Cualquier gestión de su legado deberá manifestar con claridad la resolución de efectuar las reformas y actos políticos que enrumben al Perú por la senda de seguridad, libertad y crecimiento económico para el desarrollo. En cuanto a la seguridad, afrontando con rigor la crítica amenaza de la criminalidad organizada, armada y violenta, como en el decenio del noventa hiciera Fujimori ante la agresión subversiva y terrorista, unificando la acción estatal en una sola estrategia, que ahora hace imprescindible eliminar las bullentes economías criminales y fortalecer la seguridad y el desarrollo en las fronteras nacionales. Respecto de la libertad económica, promoviendo el abandono premial de la elusión tributaria y la formalización empresarial, así como estimulando el potencial del capital para generar empleo digno. En lo concerniente al ámbito político, impulsando la forja de un nuevo esquema de representación política plural y competitiva en la que tengan lugar las figuras corporativas de los sectores productivos emergentes como nuevas formas de expresión de la comunidad política, con sólido respeto de los derechos de propiedad y oportunidades de progreso.

Visto así, ese legado anuncia una plataforma política con la cual será posible que el Estado reasuma sus funciones gobernantes para el bienestar general, y la democracia podrá alborear una etapa nueva, de resurgimiento con base en una ciudadanía activa, consciente y responsable. Implica el desafío de llevar el legado de Alberto Fujimori a un momento en el que se produzca la disolución de las polarizaciones ideológicas en esa matriz caduca de derechas contra izquierdas y de instituciones anquilosadas enfrentadas a populismos disolventes.

Hay que tener en cuenta que el fujimorismo es el reflejo social del legado de Alberto Fujimori, pero no puede ni debe ser una mención de la memoria sino una apuesta para y por el futuro, que trascienda en el imaginario social la división entre conservadurismo y progresismo liberal bien entendidos. Cierto es que, como ha sido dicho en días recientes “el fujimorismo ahora no viaja en mototaxi”, aludiendo a la incorporación de Fuerza Popular en el sistema de partidos y se ha planteado también que el deceso de su animador le puede restar apoyo popular, sobre todo si su legado es confundido con patrimonio de herederos.

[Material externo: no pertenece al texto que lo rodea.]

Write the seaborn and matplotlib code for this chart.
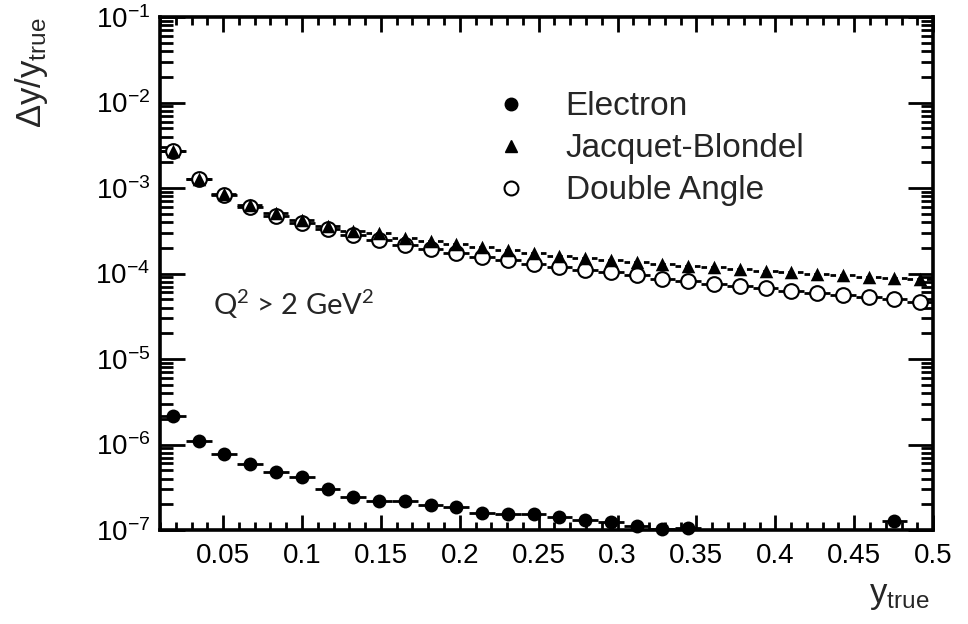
import numpy as np
import matplotlib
matplotlib.use("Agg")
import matplotlib.pyplot as plt
import seaborn as sns
from matplotlib.ticker import MultipleLocator, LogLocator, NullFormatter, FixedLocator, FixedFormatter
from matplotlib.lines import Line2D

# bin centres of y_true (30 bins between 0.01 and 0.5)
y_true = [0.0182, 0.0345, 0.0508, 0.0672, 0.0835, 0.0998, 0.1162, 0.1325, 0.1488, 0.1652,
          0.1815, 0.1978, 0.2142, 0.2305, 0.2468, 0.2632, 0.2795, 0.2958, 0.3122, 0.3285,
          0.3448, 0.3612, 0.3775, 0.3938, 0.4102, 0.4265, 0.4428, 0.4592, 0.4755, 0.4918]
half_bin = 0.00817

# resolution dy/y_true per method (nan = below the plotted range)
electron = [2.18e-6, 1.11e-6, 7.8e-7, 5.94e-7, 4.74e-7, 4.15e-7, 3.03e-7, 2.42e-7, 2.17e-7, 2.21e-7,
            1.94e-7, 1.85e-7, 1.57e-7, 1.56e-7, 1.55e-7, 1.41e-7, 1.31e-7, 1.25e-7, 1.11e-7, 1.02e-7,
            1.07e-7, np.nan, np.nan, np.nan, np.nan, np.nan, np.nan, np.nan, 1.27e-7, np.nan]
jacquet_blondel = [2.7e-3, 1.27e-3, 8.5e-4, 6.33e-4, 5.1e-4, 4.23e-4, 3.6e-4, 3.14e-4, 2.94e-4, 2.57e-4,
                   2.4e-4, 2.21e-4, 2.04e-4, 1.88e-4, 1.74e-4, 1.6e-4, 1.52e-4, 1.44e-4, 1.38e-4, 1.31e-4,
                   1.22e-4, 1.18e-4, 1.13e-4, 1.08e-4, 1.04e-4, 9.87e-5, 9.6e-5, 9.22e-5, 8.98e-5, 8.55e-5]
double_angle = [2.7e-3, 1.26e-3, 8.28e-4, 6.0e-4, 4.77e-4, 3.93e-4, 3.29e-4, 2.82e-4, 2.46e-4, 2.15e-4,
                1.92e-4, 1.75e-4, 1.56e-4, 1.45e-4, 1.31e-4, 1.18e-4, 1.11e-4, 1.03e-4, 9.53e-5, 8.67e-5,
                8.17e-5, 7.63e-5, 7.14e-5, 6.77e-5, 6.32e-5, 5.94e-5, 5.68e-5, 5.31e-5, 5.03e-5, 4.64e-5]

x_ticks = [0.05, 0.1, 0.15, 0.2, 0.25, 0.3, 0.35, 0.4, 0.45, 0.5]
x_tick_labels = ["0.05", "0.1", "0.15", "0.2", "0.25", "0.3", "0.35", "0.4", "0.45", "0.5"]

sns.set_theme(style="ticks")
plt.rcParams["font.family"] = ["Liberation Sans", "DejaVu Sans"]
plt.rcParams["mathtext.default"] = "regular"

fig = plt.figure(figsize=(9.68, 6.24), dpi=100)
ax = fig.add_axes([0.1653, 0.1506, 0.7986, 0.8221])

# horizontal bin-width bars
ax.errorbar(y_true, electron, xerr=half_bin, fmt="none", ecolor="black", elinewidth=2, zorder=2)
ax.errorbar(y_true, double_angle, xerr=half_bin, fmt="none", ecolor="black", elinewidth=2, zorder=2)
eb_jb = ax.errorbar(y_true, jacquet_blondel, xerr=half_bin, fmt="none", ecolor="black",
                    elinewidth=2, zorder=2)
eb_jb[2][0].set_linestyle((0, (2, 1.5)))

# markers
sns.scatterplot(x=y_true, y=electron, ax=ax, marker="o", s=100, color="black",
                linewidth=0, zorder=4, clip_on=False)
sns.scatterplot(x=y_true, y=double_angle, ax=ax, marker="o", s=112, facecolor="white",
                edgecolor="black", linewidth=1.5, zorder=3)
sns.scatterplot(x=y_true, y=jacquet_blondel, ax=ax, marker="^", s=95, color="black",
                linewidth=0, zorder=4)

ax.set_yscale("log")
ax.set_xlim(0.01, 0.5)
ax.set_ylim(1e-7, 1e-1)

ax.xaxis.set_major_locator(FixedLocator(x_ticks))
ax.xaxis.set_major_formatter(FixedFormatter(x_tick_labels))
ax.xaxis.set_minor_locator(MultipleLocator(0.01))
ax.yaxis.set_major_locator(LogLocator(base=10, numticks=10))
ax.yaxis.set_minor_locator(LogLocator(base=10, subs=np.arange(2, 10), numticks=100))
ax.yaxis.set_minor_formatter(NullFormatter())

for side in ["left", "right", "top", "bottom"]:
    ax.spines[side].set_visible(True)
    ax.spines[side].set_linewidth(2.6)
    ax.spines[side].set_color("black")

ax.tick_params(which="both", direction="in", top=True, right=True, width=2, colors="black")
ax.tick_params(axis="x", which="major", length=11, pad=9, labelsize=20)
ax.tick_params(axis="x", which="minor", length=6)
ax.tick_params(axis="y", which="major", length=18, pad=7, labelsize=20)
ax.tick_params(axis="y", which="minor", length=9)

ax.set_xlabel("y$_{true}$", fontsize=25, ha="right")
ax.xaxis.set_label_coords(0.995, -0.095)
ax.set_ylabel("Δy/y$_{true}$", fontsize=25, ha="right")
ax.yaxis.set_label_coords(-0.142, 1.0)

ax.text(0.068, 0.42, "Q$^{2}$ > 2 GeV$^{2}$", transform=ax.transAxes, fontsize=21,
        family="Lato", va="baseline", ha="left")

handles = [
    Line2D([], [], ls="none", marker="o", ms=9, color="black"),
    Line2D([], [], ls="none", marker="^", ms=8.5, color="black"),
    Line2D([], [], ls="none", marker="o", ms=10, mfc="white", mec="black", mew=1.5),
]
labels = ["Electron", "Jacquet-Blondel", "Double Angle"]
ax.legend(handles, labels, loc="upper left", bbox_to_anchor=(0.432, 0.855), frameon=False,
          fontsize=24, handlelength=1.0, handletextpad=1.15, labelspacing=0.33,
          borderpad=0, borderaxespad=0)

fig.savefig("out.png", dpi=100)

Fuerza Popular es una vía por donde transita el fujimorismo, que es sentimiento multánime y no se agota en una organización. Fuerza Popular requiere del fujimorismo como el pez del agua y su desafío radica en entender que debe llevar ese legado a ubicarlo como cimiento de una visión de país con un mensaje de competitividad democrática sustentada en una plataforma de acción con una filosofía política clara y distintiva que consiga, como en 1990, captar en su discurso los anhelos de la mayoría social. Recuperar el liderazgo identitario que caracterizó a Fujimori es la tarea.